La Sardegna è rappresentata attraverso il Vangelo così come il Vangelo e la società umana sono rappresentati attraverso la Sardegna. Personalmente non trovo che la violenza e la cattiveria umana rappresentate nel film siano più di quanto è nella realtà di sempre e di ogni paese. E soprattutto non più di quello che racconta il Vangelo. Anzi, la violenza e la cattiveria degli uomini o il loro essere costantemente in bilico tra il male e il bene di cui si dice nel Vangelo è ancora più terribile. Inoltre credo che l’abbandono, il tradimento e la ricorrente non comprensione del Maestro, nel film, si accompagnino al dolore e all’amore dei discepoli, in particolare di Pietro e di Giuda.

Quanto alla risurrezione direi che tutto il mondo resta tutt’oggi più vicino all’Antico che al Nuovo Testamento. E che la speranza e il desiderio di riscatto si situano necessariamente in un orizzonte che speriamo e vogliamo sia prossimo ma che potrebbe essere lontano. Dunque Su Re è il Figlio di Dio? Ha una natura duplice più di quanto sia duplice la natura di ogni essere umano? Viene in senso proprio da un altro mondo o non appartiene nel senso che non si riconosce in questo mondo come tanti di noi potrebbero dire di se stessi? Chi è?
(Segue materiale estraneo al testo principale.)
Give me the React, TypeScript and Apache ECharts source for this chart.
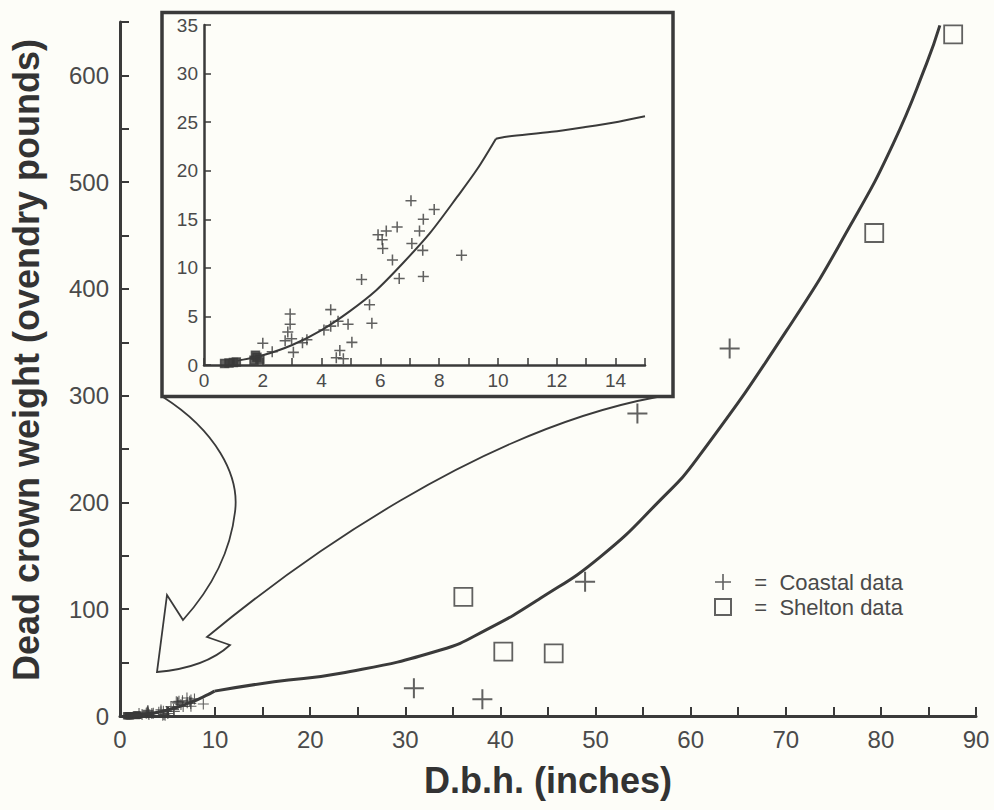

Sappiamo solo che dopo avere predicato e suscitato l’amore un uomo incorre i in una congiura e nella condanna di un potere che non tollera dissensi. Forse il Dio evocato è nel cuore degli uomini e nel mistero della natura. Forse il terremoto che tutti avvertono al momento della sua morte è solo interiore e delle coscienze.

Alla fine, pur con tutti i rammarichi che fatico moltissimo a gettarmi alle spalle, credo di dover accettare come un bene anche quello che non è detto e che suscita riflessioni e dubbi.

Aggiungo solo un’altra cosa, sul percorso del film. Io ho impiegato molto tempo a cercare le risorse che occorrevano e dopo tanto aver cercato ne ho trovato una parte. Però ho anche rifiutato dei soldi, da parte di un facoltoso ebreo che cito con massimo rispetto e con ammirazione, perché me li aveva offerti, tutto quello che occorreva per realizzare il film, a una condizione in cui lui credeva e che per lui era essenziale, e che io non ho accolto. La condizione era che dal film si deducesse che a mandare a morte Gesù era stato Pilato, non i sacerdoti.
Lo stesso Dreyer, il mio Maestro regista più amato, aveva intenzione di raccontare proprio questo nel film su Gesù, di cui scrisse la sceneggiatura, ma che non gli fu possibile realizzare. Ma quella condizione non l’ho accettata, pervaso com’ero di spirito necessariamente radicale, non solo per restare aderente al Vangelo ma perché quello che racconta il Vangelo, storicamente vero o no, mi sembrava e mi sembra molto più rispondente a quanto accade da sempre nella società umana e anche in Sardegna. Ovvero che i mali di un paese e di popolo non dipendono tanto da nemici esterni o colonizzatori invasori ma dai poteri interni e dalle responsabilità del popolo di quello stesso paese.